— start Data shown —
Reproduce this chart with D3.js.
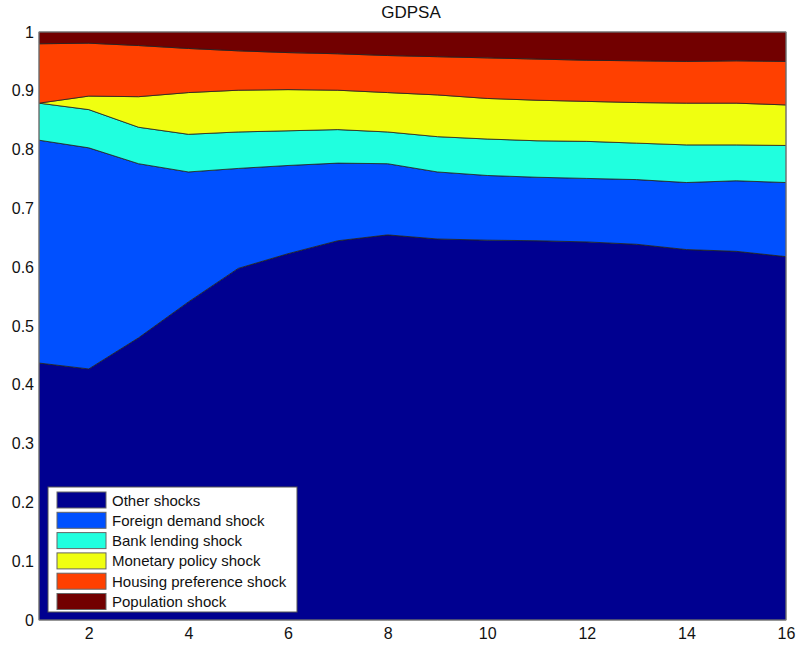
<!DOCTYPE html>
<html><head><meta charset="utf-8">
<script src="https://cdn.jsdelivr.net/npm/d3@7"></script>
<style>body{margin:0;background:#fff;} svg{display:block;} text{font-family:"Liberation Sans",Arial,sans-serif;}</style>
</head><body><svg id="c" width="796" height="647"></svg>
<script>
const horizons = [1,2,3,4,5,6,7,8,9,10,11,12,13,14,15,16];
const seriesNames = ["Other shocks","Foreign demand shock","Bank lending shock","Monetary policy shock","Housing preference shock","Population shock"];
const otherShocks     = [0.437,0.427,0.480,0.541,0.598,0.623,0.645,0.655,0.648,0.646,0.645,0.643,0.639,0.630,0.627,0.618];
const foreignDemand   = [0.379,0.376,0.296,0.221,0.170,0.150,0.132,0.121,0.114,0.110,0.108,0.108,0.110,0.114,0.120,0.126];
const bankLending     = [0.063,0.065,0.062,0.064,0.062,0.059,0.057,0.054,0.060,0.062,0.062,0.063,0.062,0.064,0.061,0.063];
const monetaryPolicy  = [0.000,0.023,0.052,0.071,0.071,0.070,0.067,0.067,0.071,0.069,0.069,0.068,0.069,0.071,0.071,0.069];
const housingPref     = [0.101,0.090,0.087,0.075,0.067,0.063,0.062,0.063,0.065,0.069,0.070,0.070,0.071,0.071,0.072,0.074];
const population      = [0.020,0.019,0.023,0.028,0.032,0.035,0.037,0.040,0.042,0.044,0.046,0.048,0.049,0.050,0.049,0.050];
const colors = ["#000090","#0050ff","#20ffdf","#f0ff10","#ff4000","#720000"];
const xTicks = [2,4,6,8,10,12,14,16];
const yTicks = [0,0.1,0.2,0.3,0.4,0.5,0.6,0.7,0.8,0.9,1];

const allSeries = [otherShocks,foreignDemand,bankLending,monetaryPolicy,housingPref,population];
const rows = horizons.map((h,i)=>{const r={h}; seriesNames.forEach((n,j)=>r[n]=allSeries[j][i]); return r;});
const stacked = d3.stack().keys(seriesNames)(rows);

const svg = d3.select("#c");
const L=39,R=786,T=32,B=620;
const x = d3.scaleLinear().domain([1,16]).range([L,R]);
const y = d3.scaleLinear().domain([0,1]).range([B,T]);

const g = svg.append("g");
const area = d3.area().x(d=>x(d.data.h)).y0(d=>y(d[0])).y1(d=>y(Math.min(1,d[1])));
g.selectAll("path.a").data(stacked).join("path").attr("class","a")
  .attr("d",area).attr("fill",(d,i)=>colors[i]).attr("stroke","#222").attr("stroke-width",0.8).attr("stroke-linejoin","round");

// frame
svg.append("rect").attr("x",L).attr("y",T).attr("width",R-L).attr("height",B-T).attr("fill","none").attr("stroke","#888").attr("stroke-width",1);

// axes
const xAxis = d3.axisBottom(x).tickValues(xTicks).tickSize(0).tickPadding(8).tickFormat(d3.format("d"));
const xa = svg.append("g").attr("transform",`translate(0,${B})`).call(xAxis);
xa.select(".domain").remove();
xa.selectAll("text").attr("font-size",16).attr("fill","#111").style("font-family","Liberation Sans, Arial, sans-serif");
const yAxis = d3.axisLeft(y).tickValues(yTicks).tickSize(0).tickPadding(5).tickFormat(d=>d===0?"0":d===1?"1":d3.format(".1f")(d));
const ya = svg.append("g").attr("transform",`translate(${L},0)`).call(yAxis);
ya.select(".domain").remove();
ya.selectAll("text").attr("font-size",16).attr("fill","#111").style("font-family","Liberation Sans, Arial, sans-serif");

// title
svg.append("text").attr("x",411).attr("y",18).attr("text-anchor","middle").attr("font-size",17).attr("fill","#111").text("GDPSA");

// legend
const lg = svg.append("g").attr("transform","translate(48,487)");
lg.append("rect").attr("width",249).attr("height",125).attr("fill","#fff").attr("stroke","#555").attr("stroke-width",1);
seriesNames.forEach((n,i)=>{
  const yy = 5 + i*20.3;
  lg.append("rect").attr("x",9).attr("y",yy).attr("width",49).attr("height",16).attr("fill",colors[i]).attr("stroke","#666").attr("stroke-width",1);
  lg.append("text").attr("x",64).attr("y",yy+13.5).attr("font-size",15).attr("fill","#111").text(n);
});
</script></body></html>
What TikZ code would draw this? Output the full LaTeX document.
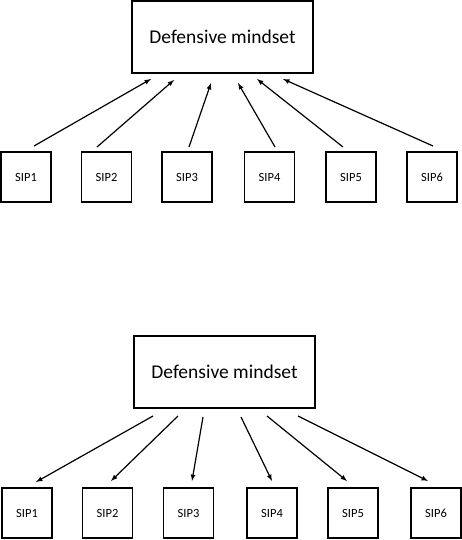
— end Data shown —
## Exercise task
Leave the pictures out, and restate exactly the lines from the start of the records through the one that contains "const stacked = d3.stack().keys(seriesNames)(rows);".

## Final result
Reproduce this chart with D3.js.
<!DOCTYPE html>
<html><head><meta charset="utf-8">
<script src="https://cdn.jsdelivr.net/npm/d3@7"></script>
<style>body{margin:0;background:#fff;} svg{display:block;} text{font-family:"Liberation Sans",Arial,sans-serif;}</style>
</head><body><svg id="c" width="796" height="647"></svg>
<script>
const horizons = [1,2,3,4,5,6,7,8,9,10,11,12,13,14,15,16];
const seriesNames = ["Other shocks","Foreign demand shock","Bank lending shock","Monetary policy shock","Housing preference shock","Population shock"];
const otherShocks     = [0.437,0.427,0.480,0.541,0.598,0.623,0.645,0.655,0.648,0.646,0.645,0.643,0.639,0.630,0.627,0.618];
const foreignDemand   = [0.379,0.376,0.296,0.221,0.170,0.150,0.132,0.121,0.114,0.110,0.108,0.108,0.110,0.114,0.120,0.126];
const bankLending     = [0.063,0.065,0.062,0.064,0.062,0.059,0.057,0.054,0.060,0.062,0.062,0.063,0.062,0.064,0.061,0.063];
const monetaryPolicy  = [0.000,0.023,0.052,0.071,0.071,0.070,0.067,0.067,0.071,0.069,0.069,0.068,0.069,0.071,0.071,0.069];
const housingPref     = [0.101,0.090,0.087,0.075,0.067,0.063,0.062,0.063,0.065,0.069,0.070,0.070,0.071,0.071,0.072,0.074];
const population      = [0.020,0.019,0.023,0.028,0.032,0.035,0.037,0.040,0.042,0.044,0.046,0.048,0.049,0.050,0.049,0.050];
const colors = ["#000090","#0050ff","#20ffdf","#f0ff10","#ff4000","#720000"];
const xTicks = [2,4,6,8,10,12,14,16];
const yTicks = [0,0.1,0.2,0.3,0.4,0.5,0.6,0.7,0.8,0.9,1];

const allSeries = [otherShocks,foreignDemand,bankLending,monetaryPolicy,housingPref,population];
const rows = horizons.map((h,i)=>{const r={h}; seriesNames.forEach((n,j)=>r[n]=allSeries[j][i]); return r;});
const stacked = d3.stack().keys(seriesNames)(rows);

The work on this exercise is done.